The cat in the box is awaiting its fate - a possible death by poison. A vial of poison is positioned in the box, along with a radioactive isotope. If the isotope decays, the poison will be released by a trigger system. However, here is where quantum uncertainty comes in: the isotope may decay immediately. It may not decay at all. And all the possibilities in between. But the point is that until the box is opened, nobody knows whether or not the isotope has decayed, and so whether or not the cat is dead or alive.

The isotope now has a wavefunction describing two states: decayed and undecayed (because we can predict the probability of its state at any time, but not its actual state).

Is this all making sense?

(Schrödinger had also had enough of quantum weirdness, which inspired him to anger animal rights activists the world over in the first place.)

He then carried the theory of quantum uncertainty a little further: the cat is also made of atoms, and is a quantum system (a huge and complicated one, but a system nonetheless).

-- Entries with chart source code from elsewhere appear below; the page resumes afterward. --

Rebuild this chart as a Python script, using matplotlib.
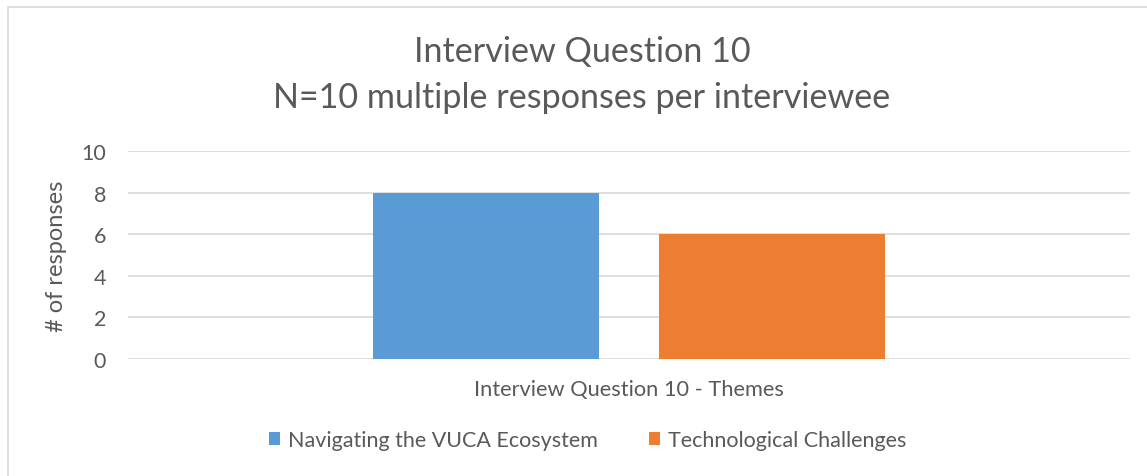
import matplotlib
matplotlib.use("Agg")
import matplotlib.pyplot as plt
from matplotlib.patches import Rectangle
import numpy as np

title_lines = ["Interview Question 10", "N=10 multiple responses per interviewee"]
category = "Interview Question 10 - Themes"
series_names = ["Navigating the VUCA Ecosystem", "Technological Challenges"]
series_values = [8, 6]
series_colors = ["#5B9BD5", "#ED7D31"]
y_ticks = [0, 2, 4, 6, 8, 10]
y_label = "# of responses"

plt.rcParams['font.family'] = ['Lato', 'DejaVu Sans']
txt = "#595959"
W, H = 1147, 477
fig = plt.figure(figsize=(W / 100, H / 100), dpi=100)

# chart border (partially cropped)
fig.add_artist(Rectangle((8 / W, -0.1), 1.2, (H - 8) / H + 0.1, transform=fig.transFigure,
                         fill=False, edgecolor="#D9D9D9", linewidth=1.2))

ax = fig.add_axes([128 / W, (H - 360) / H, (1130 - 128) / W, (360 - 152) / H])
offsets = [-0.1427, 0.1427]
width = 0.2246
for name, v, c, off in zip(series_names, series_values, series_colors, offsets):
    ax.bar(0 + off, v, width=width, color=c, label=name, zorder=3)

ax.set_xlim(-0.5, 0.5)
ax.set_ylim(0, 10)
ax.set_yticks(y_ticks)
ax.set_xticks([])
ax.grid(axis='y', color="#D9D9D9", linewidth=1.2, zorder=0)
for s in ax.spines.values():
    s.set_visible(False)
ax.tick_params(axis='y', length=0, pad=15.8, labelsize=15.5, labelcolor=txt)
ax.set_ylabel(y_label, fontsize=17, color=txt, labelpad=10.5)

fig.text(629 / W, 1 - 390 / H, category, ha='center', va='center', fontsize=15.7, color=txt)
fig.text(582 / W, 1 - 52 / H, title_lines[0], ha='center', va='center', fontsize=24.6, color=txt)
fig.text(582 / W, 1 - 98 / H, title_lines[1], ha='center', va='center', fontsize=24.6, color=txt)

leg = fig.legend(loc='center', bbox_to_anchor=(587.5 / W, 1 - 441 / H), ncol=2, frameon=False,
                 fontsize=15.5, handlelength=0.52, handleheight=0.52, handletextpad=0.35,
                 columnspacing=2.4, labelcolor=txt)

fig.savefig("out.png", dpi=100)
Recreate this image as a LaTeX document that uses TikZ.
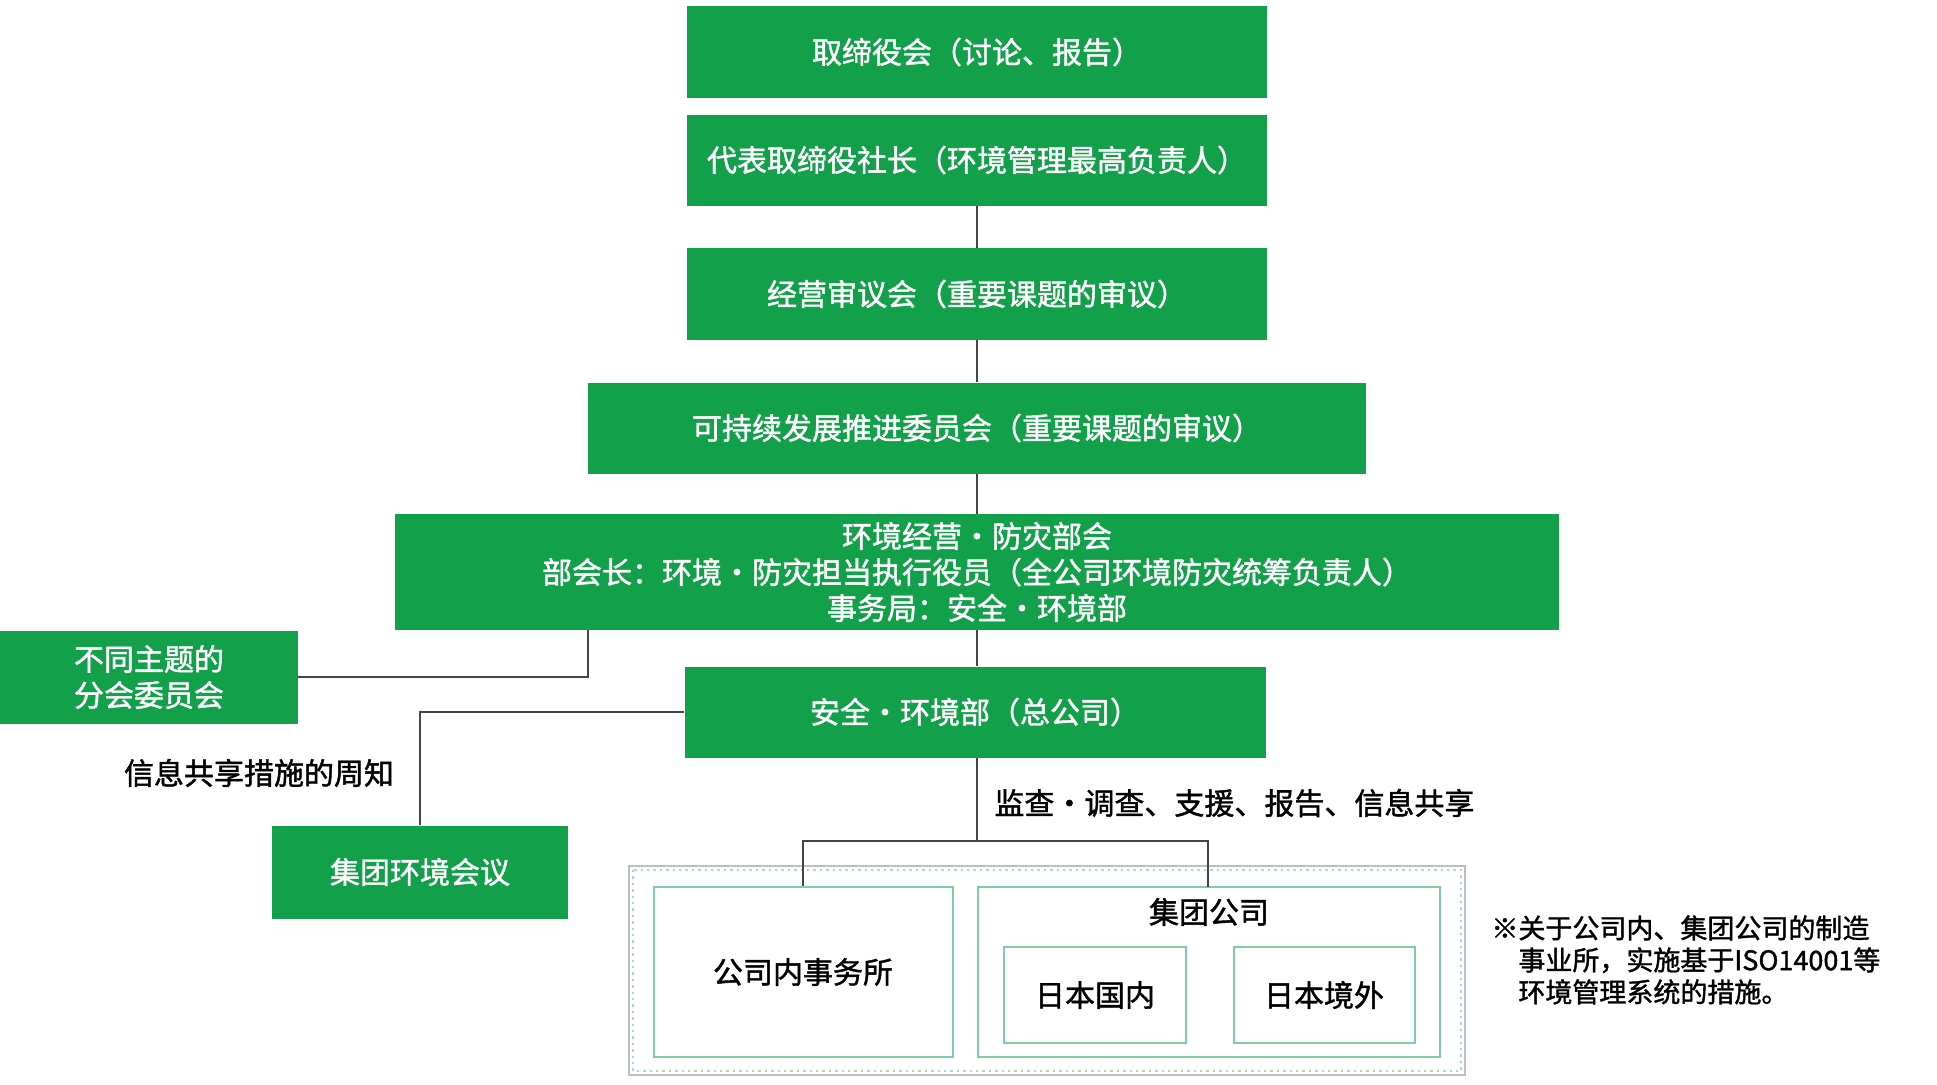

So, stretching this, the cat must then also have a wavefunction describing a live cat and a dead cat, using probabilities based upon the probability of the isotope's decay - because the cat's fate was now bound inextricably with that of the isotope.

Clearly, this is silly. And Schrödinger knew it, which is why he challenged the upstarts Bohr and Heisenberg and their quantum theories of oddness.

It is resolved though: the cat is shut in a box. We can have no knowledge at all of the real state of the cat: probability is just a string of numbers. Without measuring reality, we cannot describe it - so we do not try. When it comes time to open the box, we can use the probability of the isotope's decay to predict the probability of the cat's state, but beyond that - nothing.

There's an excellent book: "Quantum - A Guide for the Perplexed" by Jim Al-Khalili. It explains a lot of difficult concepts really well.

I hope I've made a start. It makes perfect sense to me, anyway!